As opposed to the 17th, 18th, and 19th centuries, which sit around in the old folks’ home and babble away like the wine-dark sea bracing the wine-lit beach.

Or something like that. (Sorry, Homer, but steal from the best, as Mark Twain is still mummering in some corner of the universe.)

So why does Rubio sound so much like yesterday? Well, to be fair, not so much like yesterday, and not so much like last week, and not even so much like last year or the year before.

He sounds like the 1980s.

Which, you have to admit, is not yesterday, today, or tomorrow.

Rubio would like cut taxes for the rich, beef up defense spending, and do away with Obamacare. Yeah, I know; these new ideas just keep on coming.

Though frankly, he sounds like the great Republican Ghost of the Past, Ronald Reagan. Yeah, that’s what the 21st century needs, some more Reagan.

In health care in particular, Rubio has a curious record. In 2008, when he was speaker of the Florida House, he pushed a market-based health plan called Florida Health Choices. “It’s about competition, it’s about choice, and it’s about the marketplace,” he told the Palm Beach Post, according to the folks at the Rachel Maddow blog.

And Florida Health Choices has been a roaring success. After opening last year, it now boasts 80 sign-ups.

Yeah, you heard that right — 80. This, in a state of 20 million or 21 million people. And it’s only cost the state $2.4 million for those 80 people.

Sounds fiscally sound to me, senator. Got any more new ideas for tomorrow? Or next week?

Not to pick on Rubio or anything, because there’s always Sen. Ted Cruz, R-Texas, who is also running for president. (Why doesn’t anyone walk for president? Seems like a lot less effort.)

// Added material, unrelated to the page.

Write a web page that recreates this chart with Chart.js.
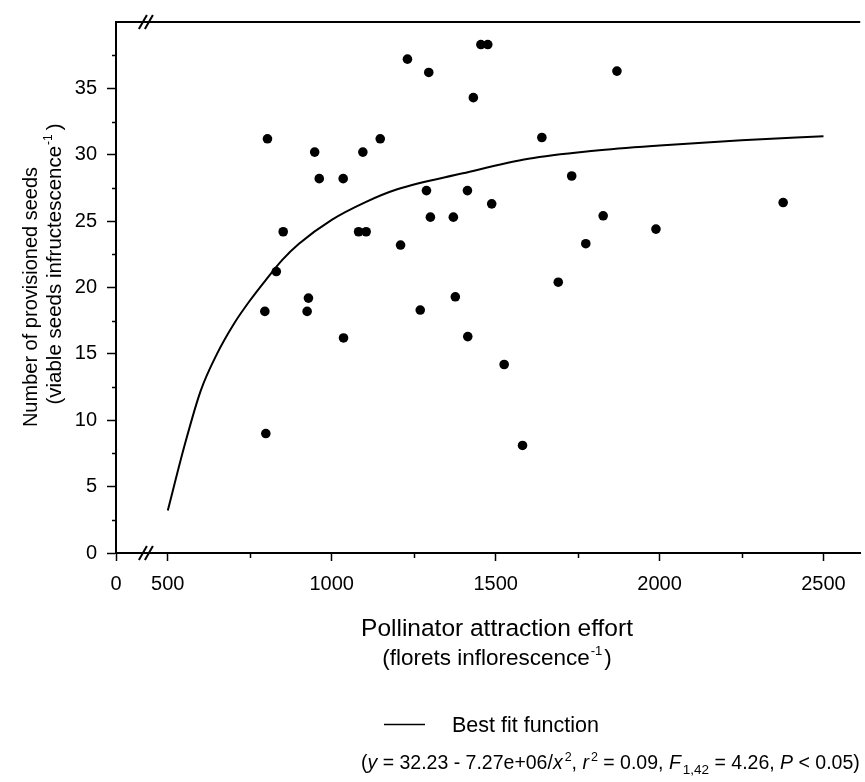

As far as new ideas go, Cruz, has one: taking up arms against the government:

“The 2nd Amendment to the Constitution isn’t for just protecting hunting rights, and it’s not only to safeguard your right to target practice. It is a Constitutional right to protect your children, your family, your home, our lives, and to serve as the ultimate check against governmental tyranny — for the protection of liberty,” Cruz wrote in a fundraising email recently.

So he seemingly wants to return to 1861, when Southerners decided to take up arms against the United States. How well did that work out? (How do you spell Appomattox?)

I don’t know about you, but all these new ideas are making me dizzy. I think I’ll go pick some thyme.